> _Required task_
Starting with the first line of the data below, copy each line up to and including the one containing "385, 551, 717]". Pictures stay out.

> _Data extract_
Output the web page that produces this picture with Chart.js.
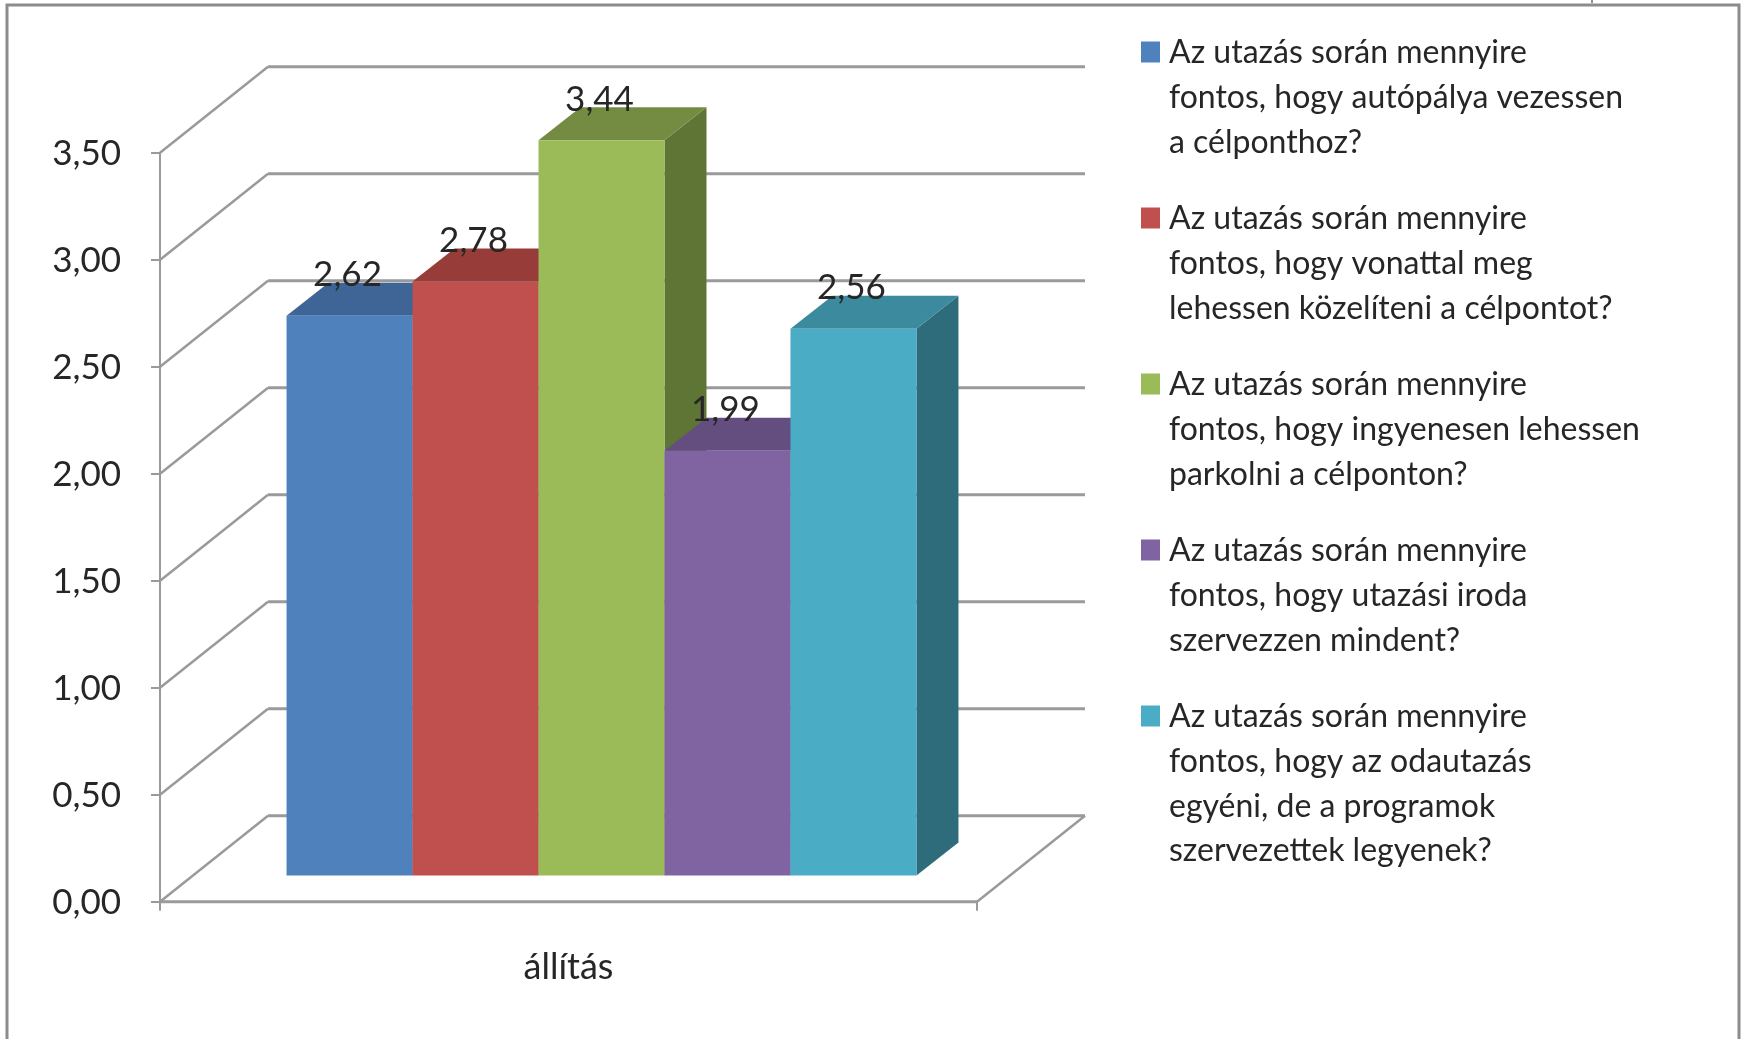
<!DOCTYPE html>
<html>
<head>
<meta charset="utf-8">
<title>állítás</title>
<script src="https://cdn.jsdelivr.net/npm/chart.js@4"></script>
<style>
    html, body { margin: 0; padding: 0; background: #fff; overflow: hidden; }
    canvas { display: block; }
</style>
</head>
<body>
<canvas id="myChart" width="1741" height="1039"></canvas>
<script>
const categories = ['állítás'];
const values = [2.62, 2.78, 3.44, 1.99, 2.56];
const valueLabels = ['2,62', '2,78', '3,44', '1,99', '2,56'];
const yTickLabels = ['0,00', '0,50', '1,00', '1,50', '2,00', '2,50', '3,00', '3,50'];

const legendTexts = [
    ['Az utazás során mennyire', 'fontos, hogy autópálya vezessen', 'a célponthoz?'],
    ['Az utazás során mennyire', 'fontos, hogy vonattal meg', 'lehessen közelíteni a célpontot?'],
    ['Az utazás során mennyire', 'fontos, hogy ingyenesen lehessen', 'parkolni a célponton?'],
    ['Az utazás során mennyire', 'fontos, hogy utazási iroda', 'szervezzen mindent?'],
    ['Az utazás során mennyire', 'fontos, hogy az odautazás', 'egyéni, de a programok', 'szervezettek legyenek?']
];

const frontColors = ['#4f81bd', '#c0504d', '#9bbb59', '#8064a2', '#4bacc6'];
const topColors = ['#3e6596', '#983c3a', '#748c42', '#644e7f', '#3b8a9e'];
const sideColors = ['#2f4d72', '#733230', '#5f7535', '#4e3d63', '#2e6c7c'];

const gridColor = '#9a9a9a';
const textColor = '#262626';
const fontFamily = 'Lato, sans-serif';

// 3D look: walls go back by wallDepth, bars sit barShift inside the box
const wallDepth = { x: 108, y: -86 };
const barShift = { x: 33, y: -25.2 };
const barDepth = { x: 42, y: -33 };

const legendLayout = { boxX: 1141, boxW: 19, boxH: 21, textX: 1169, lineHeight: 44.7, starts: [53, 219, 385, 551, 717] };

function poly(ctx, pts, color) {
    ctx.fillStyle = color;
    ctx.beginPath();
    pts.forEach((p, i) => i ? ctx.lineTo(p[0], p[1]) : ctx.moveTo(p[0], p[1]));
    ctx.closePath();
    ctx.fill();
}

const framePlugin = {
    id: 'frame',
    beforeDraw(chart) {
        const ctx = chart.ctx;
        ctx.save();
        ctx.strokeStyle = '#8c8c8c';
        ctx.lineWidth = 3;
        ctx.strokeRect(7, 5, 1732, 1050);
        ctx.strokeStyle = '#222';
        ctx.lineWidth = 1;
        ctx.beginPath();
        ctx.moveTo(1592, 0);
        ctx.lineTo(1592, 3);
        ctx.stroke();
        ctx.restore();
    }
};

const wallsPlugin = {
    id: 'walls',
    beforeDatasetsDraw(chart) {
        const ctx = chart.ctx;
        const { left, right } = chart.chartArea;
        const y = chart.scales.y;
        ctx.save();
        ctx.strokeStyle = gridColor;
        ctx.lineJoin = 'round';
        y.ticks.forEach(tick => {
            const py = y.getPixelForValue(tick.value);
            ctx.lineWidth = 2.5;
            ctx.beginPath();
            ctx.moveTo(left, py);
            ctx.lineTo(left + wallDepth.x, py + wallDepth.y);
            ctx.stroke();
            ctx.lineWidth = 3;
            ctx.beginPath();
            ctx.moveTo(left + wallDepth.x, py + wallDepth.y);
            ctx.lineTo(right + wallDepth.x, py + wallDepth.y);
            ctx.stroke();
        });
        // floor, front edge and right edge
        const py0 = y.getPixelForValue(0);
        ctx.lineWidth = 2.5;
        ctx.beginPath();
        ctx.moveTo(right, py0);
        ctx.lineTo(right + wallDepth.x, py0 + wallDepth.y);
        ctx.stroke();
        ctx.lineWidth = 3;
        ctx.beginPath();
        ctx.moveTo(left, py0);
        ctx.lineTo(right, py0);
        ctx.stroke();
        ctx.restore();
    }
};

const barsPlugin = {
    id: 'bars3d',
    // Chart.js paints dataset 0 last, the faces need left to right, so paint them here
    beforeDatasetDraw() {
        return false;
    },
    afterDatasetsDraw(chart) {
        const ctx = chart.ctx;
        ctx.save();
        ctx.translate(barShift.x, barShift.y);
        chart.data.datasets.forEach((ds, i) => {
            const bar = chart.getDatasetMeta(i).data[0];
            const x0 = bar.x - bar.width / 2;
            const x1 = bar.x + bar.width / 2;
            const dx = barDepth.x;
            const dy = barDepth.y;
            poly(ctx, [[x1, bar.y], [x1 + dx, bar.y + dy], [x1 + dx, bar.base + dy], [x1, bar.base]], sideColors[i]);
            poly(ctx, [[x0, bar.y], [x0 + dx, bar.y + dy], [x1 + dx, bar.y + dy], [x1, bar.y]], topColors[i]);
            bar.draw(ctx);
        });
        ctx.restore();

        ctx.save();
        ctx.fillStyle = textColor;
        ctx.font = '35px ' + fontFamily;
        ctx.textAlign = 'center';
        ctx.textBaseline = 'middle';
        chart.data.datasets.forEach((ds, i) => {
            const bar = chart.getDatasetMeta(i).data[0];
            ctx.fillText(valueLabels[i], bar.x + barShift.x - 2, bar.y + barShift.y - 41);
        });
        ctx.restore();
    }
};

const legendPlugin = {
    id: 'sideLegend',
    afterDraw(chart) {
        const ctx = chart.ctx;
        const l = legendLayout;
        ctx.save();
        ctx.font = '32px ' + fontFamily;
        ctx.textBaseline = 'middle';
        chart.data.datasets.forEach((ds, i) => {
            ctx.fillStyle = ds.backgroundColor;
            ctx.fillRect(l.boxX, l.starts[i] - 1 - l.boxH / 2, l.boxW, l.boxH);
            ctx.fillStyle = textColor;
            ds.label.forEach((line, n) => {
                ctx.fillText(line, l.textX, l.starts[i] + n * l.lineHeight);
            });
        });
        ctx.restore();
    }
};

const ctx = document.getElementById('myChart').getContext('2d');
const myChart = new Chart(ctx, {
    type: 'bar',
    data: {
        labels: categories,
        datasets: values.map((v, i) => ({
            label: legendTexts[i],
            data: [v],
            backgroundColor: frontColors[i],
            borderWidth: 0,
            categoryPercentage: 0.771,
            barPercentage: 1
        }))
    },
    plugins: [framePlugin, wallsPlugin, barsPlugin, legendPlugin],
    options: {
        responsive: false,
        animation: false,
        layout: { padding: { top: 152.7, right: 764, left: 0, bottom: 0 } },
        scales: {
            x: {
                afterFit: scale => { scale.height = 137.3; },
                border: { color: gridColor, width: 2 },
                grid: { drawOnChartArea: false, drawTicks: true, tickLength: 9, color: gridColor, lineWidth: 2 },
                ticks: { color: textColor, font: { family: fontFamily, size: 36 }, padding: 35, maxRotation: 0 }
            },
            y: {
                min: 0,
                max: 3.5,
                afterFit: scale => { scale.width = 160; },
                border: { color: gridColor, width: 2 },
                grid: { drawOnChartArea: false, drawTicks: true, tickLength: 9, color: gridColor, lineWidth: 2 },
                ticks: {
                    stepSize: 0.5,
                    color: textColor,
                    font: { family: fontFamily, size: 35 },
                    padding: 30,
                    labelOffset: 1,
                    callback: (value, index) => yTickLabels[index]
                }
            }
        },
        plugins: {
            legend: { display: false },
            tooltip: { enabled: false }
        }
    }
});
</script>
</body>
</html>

> _Output of the task_
Output the web page that produces this picture with Chart.js.
<!DOCTYPE html>
<html>
<head>
<meta charset="utf-8">
<title>állítás</title>
<script src="https://cdn.jsdelivr.net/npm/chart.js@4"></script>
<style>
    html, body { margin: 0; padding: 0; background: #fff; overflow: hidden; }
    canvas { display: block; }
</style>
</head>
<body>
<canvas id="myChart" width="1741" height="1039"></canvas>
<script>
const categories = ['állítás'];
const values = [2.62, 2.78, 3.44, 1.99, 2.56];
const valueLabels = ['2,62', '2,78', '3,44', '1,99', '2,56'];
const yTickLabels = ['0,00', '0,50', '1,00', '1,50', '2,00', '2,50', '3,00', '3,50'];

const legendTexts = [
    ['Az utazás során mennyire', 'fontos, hogy autópálya vezessen', 'a célponthoz?'],
    ['Az utazás során mennyire', 'fontos, hogy vonattal meg', 'lehessen közelíteni a célpontot?'],
    ['Az utazás során mennyire', 'fontos, hogy ingyenesen lehessen', 'parkolni a célponton?'],
    ['Az utazás során mennyire', 'fontos, hogy utazási iroda', 'szervezzen mindent?'],
    ['Az utazás során mennyire', 'fontos, hogy az odautazás', 'egyéni, de a programok', 'szervezettek legyenek?']
];

const frontColors = ['#4f81bd', '#c0504d', '#9bbb59', '#8064a2', '#4bacc6'];
const topColors = ['#3e6596', '#983c3a', '#748c42', '#644e7f', '#3b8a9e'];
const sideColors = ['#2f4d72', '#733230', '#5f7535', '#4e3d63', '#2e6c7c'];

const gridColor = '#9a9a9a';
const textColor = '#262626';
const fontFamily = 'Lato, sans-serif';

// 3D look: walls go back by wallDepth, bars sit barShift inside the box
const wallDepth = { x: 108, y: -86 };
const barShift = { x: 33, y: -25.2 };
const barDepth = { x: 42, y: -33 };

const legendLayout = { boxX: 1141, boxW: 19, boxH: 21, textX: 1169, lineHeight: 44.7, starts: [53, 219, 385, 551, 717] };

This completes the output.